◆ Information supplied
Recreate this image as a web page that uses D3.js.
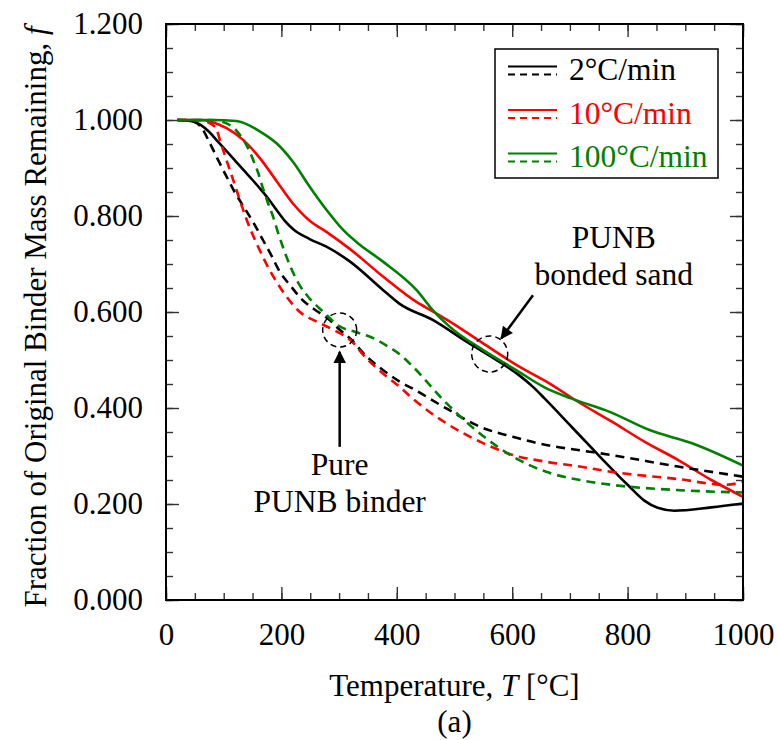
<!DOCTYPE html>
<html>
<head>
<meta charset="utf-8">
<script src="https://cdn.jsdelivr.net/npm/d3@7"></script>
<style>
  html, body { margin: 0; padding: 0; background: #fff; }
  svg { display: block; font-family: "Liberation Serif", "Times New Roman", serif; }
</style>
</head>
<body>
<svg id="chart" width="777" height="740"></svg>
<script>
// ---------------- data ----------------
const seriesNames = ["2°C/min", "10°C/min", "100°C/min"];
const seriesColors = ["#000000", "#ff0000", "#008000"];

// bonded sand (solid lines)
const tSand2 = [20, 47, 60, 75, 90, 105, 120, 135, 150, 163, 178, 192, 206, 220, 249, 278, 319, 376, 405, 463, 521, 578, 610, 636, 656, 702, 743, 800, 829, 852, 881, 945, 1000];
const fSand2 = [1.000, 0.997, 0.990, 0.975, 0.955, 0.935, 0.915, 0.895, 0.875, 0.857, 0.835, 0.812, 0.790, 0.773, 0.752, 0.736, 0.705, 0.646, 0.617, 0.583, 0.538, 0.496, 0.470, 0.444, 0.420, 0.362, 0.310, 0.240, 0.207, 0.192, 0.186, 0.193, 0.201];

const tSand10 = [20, 60, 76, 105, 134, 163, 192, 220, 249, 278, 319, 376, 434, 463, 492, 549, 607, 665, 714, 772, 829, 887, 945, 1000];
const fSand10 = [1.000, 1.000, 0.997, 0.983, 0.958, 0.920, 0.872, 0.826, 0.790, 0.767, 0.731, 0.674, 0.621, 0.601, 0.580, 0.535, 0.490, 0.451, 0.413, 0.372, 0.330, 0.292, 0.250, 0.215];

const tSand100 = [20, 80, 122, 163, 192, 220, 249, 278, 307, 336, 376, 434, 463, 492, 549, 607, 656, 702, 769, 838, 913, 1000];
const fSand100 = [1.000, 1.000, 0.998, 0.976, 0.951, 0.913, 0.861, 0.813, 0.771, 0.740, 0.705, 0.646, 0.603, 0.569, 0.521, 0.479, 0.443, 0.420, 0.392, 0.354, 0.326, 0.280];

// pure binder (dashed lines)
const tPure2 = [20, 47, 59, 76, 91, 105, 119, 137, 154, 168, 183, 197, 215, 235, 260, 280, 301, 319, 347, 376, 405, 428, 486, 544, 601, 659, 717, 772, 887, 1000];
const fPure2 = [1.000, 0.997, 0.988, 0.952, 0.915, 0.882, 0.850, 0.815, 0.781, 0.750, 0.717, 0.684, 0.656, 0.627, 0.603, 0.587, 0.563, 0.545, 0.508, 0.479, 0.455, 0.440, 0.399, 0.361, 0.340, 0.323, 0.312, 0.302, 0.278, 0.257];

const tPure10 = [20, 60, 85, 96, 108, 119, 131, 145, 160, 174, 192, 212, 232, 261, 290, 319, 347, 376, 405, 428, 486, 544, 601, 659, 717, 772, 887, 970, 1000];
const fPure10 = [1.000, 0.999, 0.986, 0.948, 0.905, 0.866, 0.822, 0.776, 0.735, 0.700, 0.662, 0.627, 0.600, 0.580, 0.563, 0.542, 0.504, 0.472, 0.444, 0.419, 0.368, 0.330, 0.302, 0.288, 0.278, 0.267, 0.252, 0.240, 0.246];

const tPure100 = [20, 80, 110, 128, 141, 151, 160, 168, 177, 186, 194, 206, 218, 232, 249, 272, 301, 330, 360, 385, 405, 428, 486, 544, 601, 659, 717, 772, 887, 1000];
const fPure100 = [1.000, 1.000, 0.990, 0.969, 0.944, 0.917, 0.889, 0.858, 0.826, 0.797, 0.766, 0.724, 0.688, 0.655, 0.628, 0.601, 0.570, 0.558, 0.545, 0.528, 0.512, 0.486, 0.410, 0.347, 0.299, 0.267, 0.250, 0.240, 0.229, 0.224];

const xMajorTicks = [0, 200, 400, 600, 800, 1000];
const xMinorTicks = d3.range(0, 1001, 50);
const yMajorTicks = [0, 0.2, 0.4, 0.6, 0.8, 1.0, 1.2];
const yMinorTicks = d3.range(0, 1.2001, 0.05);

// ---------------- layout ----------------
const svg = d3.select("#chart");
const L = 166, R = 743, T = 24, B = 600;
const x = d3.scaleLinear().domain([0, 1000]).range([L, R]);
const y = d3.scaleLinear().domain([0, 1.2]).range([B, T]);
const FONT = 31;

const series = [
  { t: tSand2, f: fSand2, c: 0, dash: null },
  { t: tSand10, f: fSand10, c: 1, dash: null },
  { t: tSand100, f: fSand100, c: 2, dash: null },
  { t: tPure2, f: fPure2, c: 0, dash: "9,6" },
  { t: tPure10, f: fPure10, c: 1, dash: "9,6" },
  { t: tPure100, f: fPure100, c: 2, dash: "9,6" }
];

// ---------------- axes ----------------
function styleTicks(g) {
  g.select(".domain").remove();
  g.selectAll(".tick line").attr("stroke", "#333").attr("stroke-width", 1.4);
  g.selectAll("text").attr("font-size", FONT).attr("fill", "#000")
    .attr("font-family", "Liberation Serif, Times New Roman, serif");
}
// bottom
svg.append("g").attr("transform", `translate(0,${B})`)
  .call(d3.axisBottom(x).tickValues(xMinorTicks).tickSize(-7).tickFormat(""))
  .call(styleTicks);
svg.append("g").attr("transform", `translate(0,${B})`)
  .call(d3.axisBottom(x).tickValues(xMajorTicks).tickSize(-13).tickPadding(23).tickFormat(d3.format("d")))
  .call(styleTicks);
// top
svg.append("g").attr("transform", `translate(0,${T})`)
  .call(d3.axisTop(x).tickValues(xMinorTicks).tickSize(-7).tickFormat(""))
  .call(styleTicks);
svg.append("g").attr("transform", `translate(0,${T})`)
  .call(d3.axisTop(x).tickValues(xMajorTicks).tickSize(-13).tickFormat(""))
  .call(styleTicks);
// left
svg.append("g").attr("transform", `translate(${L},0)`)
  .call(d3.axisLeft(y).tickValues(yMinorTicks).tickSize(-7).tickFormat(""))
  .call(styleTicks);
svg.append("g").attr("transform", `translate(${L},0)`)
  .call(d3.axisLeft(y).tickValues(yMajorTicks).tickSize(-13).tickPadding(23).tickFormat(d3.format(".3f")))
  .call(styleTicks);
// right
svg.append("g").attr("transform", `translate(${R},0)`)
  .call(d3.axisRight(y).tickValues(yMinorTicks).tickSize(-7).tickFormat(""))
  .call(styleTicks);
svg.append("g").attr("transform", `translate(${R},0)`)
  .call(d3.axisRight(y).tickValues(yMajorTicks).tickSize(-13).tickFormat(""))
  .call(styleTicks);

// ---------------- lines ----------------
const line = d3.line().x(d => x(d[0])).y(d => y(d[1])).curve(d3.curveMonotoneX);
const plot = svg.append("g");
series.forEach(s => {
  plot.append("path")
    .datum(s.t.map((t, i) => [t, s.f[i]]))
    .attr("d", line)
    .attr("fill", "none")
    .attr("stroke", seriesColors[s.c])
    .attr("stroke-width", 2.6)
    .attr("stroke-dasharray", s.dash);
});

// frame
svg.append("rect").attr("x", L).attr("y", T).attr("width", R - L).attr("height", B - T)
  .attr("fill", "none").attr("stroke", "#000").attr("stroke-width", 2);

// ---------------- annotations ----------------
svg.append("defs").append("marker")
  .attr("id", "arrow").attr("viewBox", "0 0 10 10").attr("refX", 9).attr("refY", 5)
  .attr("markerWidth", 5.5).attr("markerHeight", 5).attr("orient", "auto")
  .append("path").attr("d", "M0,0 L10,5 L0,10 z").attr("fill", "#000");

const circles = [{ t: 301, f: 0.5625, r: 17 }, { t: 561, f: 0.5125, r: 18 }];
circles.forEach(c => {
  svg.append("circle").attr("cx", x(c.t)).attr("cy", y(c.f)).attr("r", c.r)
    .attr("fill", "none").attr("stroke", "#000").attr("stroke-width", 1.5).attr("stroke-dasharray", "6,4");
});
const arrows = [
  { t1: 301, f1: 0.319, t2: 301, f2: 0.517 },
  { t1: 636, f1: 0.635, t2: 581, f2: 0.545 }
];
arrows.forEach(a => {
  svg.append("line").attr("x1", x(a.t1)).attr("y1", y(a.f1)).attr("x2", x(a.t2)).attr("y2", y(a.f2))
    .attr("stroke", "#000").attr("stroke-width", 2.5).attr("marker-end", "url(#arrow)");
});
const notes = [
  { t: 301, f: 0.260, text: "Pure" },
  { t: 301, f: 0.183, text: "PUNB binder" },
  { t: 776, f: 0.733, text: "PUNB" },
  { t: 776, f: 0.656, text: "bonded sand" }
];
notes.forEach(n => {
  svg.append("text").attr("x", x(n.t)).attr("y", y(n.f)).attr("text-anchor", "middle")
    .attr("font-size", 31.5).attr("fill", "#000").text(n.text);
});

// ---------------- legend ----------------
const lg = svg.append("g");
lg.append("rect").attr("x", 495).attr("y", 49).attr("width", 223).attr("height", 129)
  .attr("fill", "#fff").attr("stroke", "#000").attr("stroke-width", 1.5);
seriesNames.forEach((name, i) => {
  const cy = 70 + i * 43.5;
  lg.append("line").attr("x1", 508).attr("x2", 557).attr("y1", cy - 3.5).attr("y2", cy - 3.5)
    .attr("stroke", seriesColors[i]).attr("stroke-width", 2);
  lg.append("line").attr("x1", 508).attr("x2", 557).attr("y1", cy + 4.5).attr("y2", cy + 4.5)
    .attr("stroke", seriesColors[i]).attr("stroke-width", 2).attr("stroke-dasharray", "7,5");
  lg.append("text").attr("x", 569).attr("y", cy + 10).attr("font-size", 31.5)
    .attr("fill", seriesColors[i]).text(name);
});

// ---------------- titles ----------------
const xt = svg.append("text").attr("x", (L + R) / 2).attr("y", 696).attr("text-anchor", "middle")
  .attr("font-size", FONT).attr("fill", "#000");
xt.append("tspan").text("Temperature, ");
xt.append("tspan").attr("font-style", "italic").text("T");
xt.append("tspan").text(" [°C]");

svg.append("text").attr("x", (L + R) / 2).attr("y", 732).attr("text-anchor", "middle")
  .attr("font-size", FONT).attr("fill", "#000").text("(a)");

const yt = svg.append("text").attr("transform", `translate(46,${(T + B) / 2 + 5}) rotate(-90)`)
  .attr("text-anchor", "middle").attr("font-size", FONT).attr("fill", "#000");
yt.append("tspan").text("Fraction of Original Binder Mass Remaining, ");
yt.append("tspan").attr("font-style", "italic").text("f");
</script>
</body>
</html>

◆ Job
Repeat only the lines from the beginning of the material through the line containing "0.354, 0.326, 0.280];", both ends kept, leaving pictures out.

◆ Completed exercise
Recreate this image as a web page that uses D3.js.
<!DOCTYPE html>
<html>
<head>
<meta charset="utf-8">
<script src="https://cdn.jsdelivr.net/npm/d3@7"></script>
<style>
  html, body { margin: 0; padding: 0; background: #fff; }
  svg { display: block; font-family: "Liberation Serif", "Times New Roman", serif; }
</style>
</head>
<body>
<svg id="chart" width="777" height="740"></svg>
<script>
// ---------------- data ----------------
const seriesNames = ["2°C/min", "10°C/min", "100°C/min"];
const seriesColors = ["#000000", "#ff0000", "#008000"];

// bonded sand (solid lines)
const tSand2 = [20, 47, 60, 75, 90, 105, 120, 135, 150, 163, 178, 192, 206, 220, 249, 278, 319, 376, 405, 463, 521, 578, 610, 636, 656, 702, 743, 800, 829, 852, 881, 945, 1000];
const fSand2 = [1.000, 0.997, 0.990, 0.975, 0.955, 0.935, 0.915, 0.895, 0.875, 0.857, 0.835, 0.812, 0.790, 0.773, 0.752, 0.736, 0.705, 0.646, 0.617, 0.583, 0.538, 0.496, 0.470, 0.444, 0.420, 0.362, 0.310, 0.240, 0.207, 0.192, 0.186, 0.193, 0.201];

const tSand10 = [20, 60, 76, 105, 134, 163, 192, 220, 249, 278, 319, 376, 434, 463, 492, 549, 607, 665, 714, 772, 829, 887, 945, 1000];
const fSand10 = [1.000, 1.000, 0.997, 0.983, 0.958, 0.920, 0.872, 0.826, 0.790, 0.767, 0.731, 0.674, 0.621, 0.601, 0.580, 0.535, 0.490, 0.451, 0.413, 0.372, 0.330, 0.292, 0.250, 0.215];

const tSand100 = [20, 80, 122, 163, 192, 220, 249, 278, 307, 336, 376, 434, 463, 492, 549, 607, 656, 702, 769, 838, 913, 1000];
const fSand100 = [1.000, 1.000, 0.998, 0.976, 0.951, 0.913, 0.861, 0.813, 0.771, 0.740, 0.705, 0.646, 0.603, 0.569, 0.521, 0.479, 0.443, 0.420, 0.392, 0.354, 0.326, 0.280];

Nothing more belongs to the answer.